The King gets our specialty, the Bowl O’Meat, with sauteed eggplant and hamburger served over rice, plus a lovely garden salad.

If he behaves nicely, we all pile into the car with the dog afterwards and go out to Rita’s for a frozen custard treat.

Well, it’s August, so I imagine starting with a chilled borscht would be amazing.

A fresh lox plate, because fresh raw seafood inland would be a nice surprise.

To follow, an Impossible Burger. They do taste good, and voila! It’s a vegetable!. Served with blanched french fries. (french fries, snerk) The fries would be crispy outside, tender inside. And ketchup. Sweet ketchup for the fries.

A sorbet palate cleanser. Nice and cold again. Italian Ice.

Now an authentic pad thai . Suddenly, we’re eating food from the orient.

Heirloom tomato plate for salad, with a selection of cheeses.

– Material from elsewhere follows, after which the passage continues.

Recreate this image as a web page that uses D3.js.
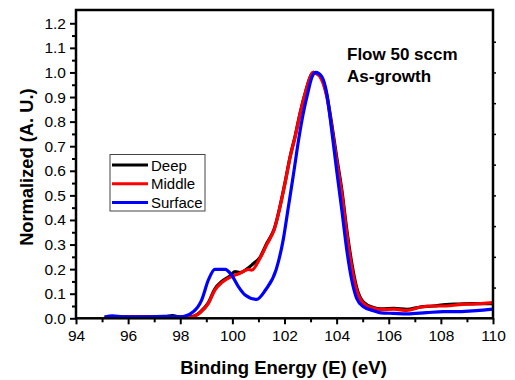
<!DOCTYPE html>
<html><head><meta charset="utf-8">
<script src="https://cdn.jsdelivr.net/npm/d3@7"></script>
<style>body{margin:0;background:#fff}svg{display:block}text{font-family:"Liberation Sans",Arial,sans-serif}</style>
</head><body><svg id="c" width="515" height="380"></svg>
<script>
const seriesNames = ["Deep", "Middle", "Surface"];
const seriesColors = ["#000000", "#ff0000", "#0000ff"];
const deepX = [95.1,95.6,96.2,96.8,97.4,97.7,97.99,98.37,98.76,99.08,99.33,99.59,99.91,100.1,100.29,100.55,100.8,101.06,101.32,101.6,102.02,102.22,102.41,102.6,102.83,102.97,103.1,103.2,103.36,103.62,103.81,104.0,104.2,104.39,104.58,104.77,105.03,105.41,105.7,106.2,106.7,107.2,107.7,108.2,108.7,109.2,110.0];
const deepY = [0.005,0.006,0.005,0.007,0.008,0.011,0.006,0.006,0.025,0.064,0.12,0.15,0.172,0.19,0.186,0.2,0.222,0.248,0.305,0.362,0.552,0.66,0.742,0.836,0.93,0.978,1.0,0.998,0.988,0.91,0.792,0.657,0.522,0.36,0.225,0.125,0.066,0.044,0.038,0.04,0.036,0.046,0.05,0.056,0.058,0.06,0.06];
const middleX = [95.1,95.6,96.2,96.8,97.4,97.99,98.37,98.76,99.08,99.33,99.59,99.91,100.29,100.61,100.74,101.06,101.32,101.6,102.02,102.22,102.41,102.6,102.83,102.97,103.1,103.2,103.36,103.62,103.81,104.0,104.2,104.39,104.58,104.77,105.03,105.41,105.7,106.2,106.7,107.2,107.7,108.2,108.7,109.2,110.0];
const middleY = [0.004,0.005,0.006,0.006,0.007,0.002,0.004,0.023,0.061,0.115,0.145,0.167,0.183,0.199,0.196,0.244,0.3,0.359,0.549,0.657,0.739,0.834,0.929,0.976,1.0,0.996,0.983,0.902,0.78,0.644,0.509,0.346,0.21,0.115,0.061,0.041,0.036,0.037,0.032,0.045,0.05,0.05,0.056,0.058,0.064];
const surfaceX = [95.1,95.4,95.8,96.2,96.8,97.4,97.99,98.5,98.82,99.08,99.33,99.72,99.97,100.23,100.49,100.93,101.27,101.68,101.95,102.15,102.35,102.54,102.72,102.89,103.06,103.2,103.43,103.62,103.81,104.0,104.2,104.39,104.58,104.77,105.03,105.41,105.7,106.2,106.7,107.45,108.1,108.7,109.36,110.0];
const surfaceY = [0.005,0.01,0.006,0.006,0.006,0.007,0.006,0.027,0.074,0.156,0.199,0.199,0.176,0.129,0.095,0.077,0.115,0.198,0.319,0.454,0.59,0.725,0.834,0.915,0.983,1.0,0.983,0.915,0.766,0.603,0.44,0.278,0.156,0.081,0.047,0.031,0.022,0.02,0.018,0.023,0.027,0.027,0.031,0.037];
const xTicks = [94,96,98,100,102,104,106,108,110];
const yTicks = [0,0.1,0.2,0.3,0.4,0.5,0.6,0.7,0.8,0.9,1.0,1.1,1.2];
const xLabel = "Binding Energy (E) (eV)";
const yLabel = "Normalized (A. U.)";
const annotation = ["Flow 50 sccm", "As-growth"];

const svg = d3.select("#c");
const L = 76, R = 493, T = 10, B = 318.3;
const x = d3.scaleLinear().domain([94,110]).range([L,R]);
const y = d3.scaleLinear().domain([0,1.254]).range([B,T]);

const data = [[deepX,deepY],[middleX,middleY],[surfaceX,surfaceY]];
const line = d3.line().x(d=>x(d[0])).y(d=>y(d[1])).curve(d3.curveMonotoneX);
svg.append("clipPath").attr("id","cp").append("rect").attr("x",L).attr("y",T).attr("width",R-L).attr("height",B-T);
const g = svg.append("g").attr("clip-path","url(#cp)");
data.forEach((s,i)=>{
  const pts = s[0].map((v,j)=>[v,s[1][j]]);
  g.append("path").attr("d",line(pts)).attr("fill","none").attr("stroke",seriesColors[i]).attr("stroke-width",3.2).attr("stroke-linejoin","round");
});

// frame
svg.append("rect").attr("x",L).attr("y",T).attr("width",R-L).attr("height",B-T).attr("fill","none").attr("stroke","#000").attr("stroke-width",2.5);

// axes
const xAx = svg.append("g").attr("transform",`translate(0,${B})`)
  .call(d3.axisBottom(x).tickValues(xTicks).tickFormat(d3.format("d")).tickSize(6).tickPadding(6));
xAx.select(".domain").remove();
xAx.selectAll(".tick line").attr("stroke-width",2);
xAx.selectAll("text").attr("font-size",15.5).attr("fill","#000");
const xMin = svg.append("g").attr("transform",`translate(0,${B})`)
  .call(d3.axisBottom(x).tickValues(d3.range(95,110,2)).tickFormat("").tickSize(4));
xMin.select(".domain").remove(); xMin.selectAll(".tick line").attr("stroke-width",2);

const yAx = svg.append("g").attr("transform",`translate(${L},0)`)
  .call(d3.axisLeft(y).tickValues(yTicks).tickFormat(d3.format(".1f")).tickSize(6).tickPadding(4));
yAx.select(".domain").remove();
yAx.selectAll(".tick line").attr("stroke-width",2);
yAx.selectAll("text").attr("font-size",15.5).attr("fill","#000");
const yMin = svg.append("g").attr("transform",`translate(${L},0)`)
  .call(d3.axisLeft(y).tickValues(d3.range(0.05,1.25,0.1)).tickFormat("").tickSize(4));
yMin.select(".domain").remove(); yMin.selectAll(".tick line").attr("stroke-width",2);

const yR = svg.append("g").attr("transform",`translate(${R},0)`)
  .call(d3.axisRight(y).tickValues(d3.range(0.125,1.25,0.125)).tickFormat("").tickSize(3));
yR.select(".domain").remove(); yR.selectAll(".tick line").attr("stroke-width",1.5);

// titles
svg.append("text").attr("x",(L+R)/2-1).attr("y",374).attr("text-anchor","middle").attr("font-size",18.5).attr("font-weight","bold").text(xLabel);
svg.append("text").attr("transform",`translate(33,${(T+B)/2+3}) rotate(-90)`).attr("text-anchor","middle").attr("font-size",18.3).attr("font-weight","bold").text(yLabel);

// annotation
annotation.forEach((t,i)=>svg.append("text").attr("x",347).attr("y",60+i*21.5).attr("font-size",17).attr("font-weight","bold").text(t));

// legend
const lg = svg.append("g");
lg.append("rect").attr("x",110).attr("y",154.5).attr("width",95).attr("height",56.5).attr("fill","#fff").attr("stroke","#444").attr("stroke-width",1);
seriesNames.forEach((n,i)=>{
  const yy = 165 + i*18.7;
  lg.append("line").attr("x1",112).attr("x2",148).attr("y1",yy).attr("y2",yy).attr("stroke",seriesColors[i]).attr("stroke-width",3);
  lg.append("text").attr("x",151).attr("y",yy+5.5).attr("font-size",15).text(n);
});
</script></body></html>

Tomatoes were eyed askance in Louis’ time, so Louis can feel brave eating it.

Jello and Cool Whip for dessert.

Wasn’t he used to huge multicourse meals with both large quantities of food and large numbers of different dishes at each course?

I’d think most of the menus suggested so far would astonish him mostly with their paucity.

I’d show him how to make pop corn (both salty and sugary) and candy floss. Then I would make an omelette with magic mushrooms and lots of spices. Only then would I poison him. With Amanita phalloides salad, acts slowly enough to put him back in his time machine before it dissolves his liver.

Appetizer: Italian style Antipasto with a selection of olives, peppers, tomatoes, cheeses and thinly sliced meats.
First course: Salad of spring greens with tomato and cucumber garnished with bacon and a nice vinegarette
Main course: Grilled dry aged ribeye with a loaded baked Yukon gold potato and an ear for grilled sweet corn
Dessert: Granny Smith apple cobbler with vanilla ice cream and a warm caramel.

M ade this for our anniversary dinner a few months ago. If it is good enough for The Incomparable Sunflower, is is good enough for a French king

Which is why I’m ordering fancy pizzas and garlicky Caesar salad. Why compete at a level I’m not going to surpass? I’m going for something that’s excellent that he hasn’t had. With a hot-from-the-stove Sabayon for dessert, French and ethereal.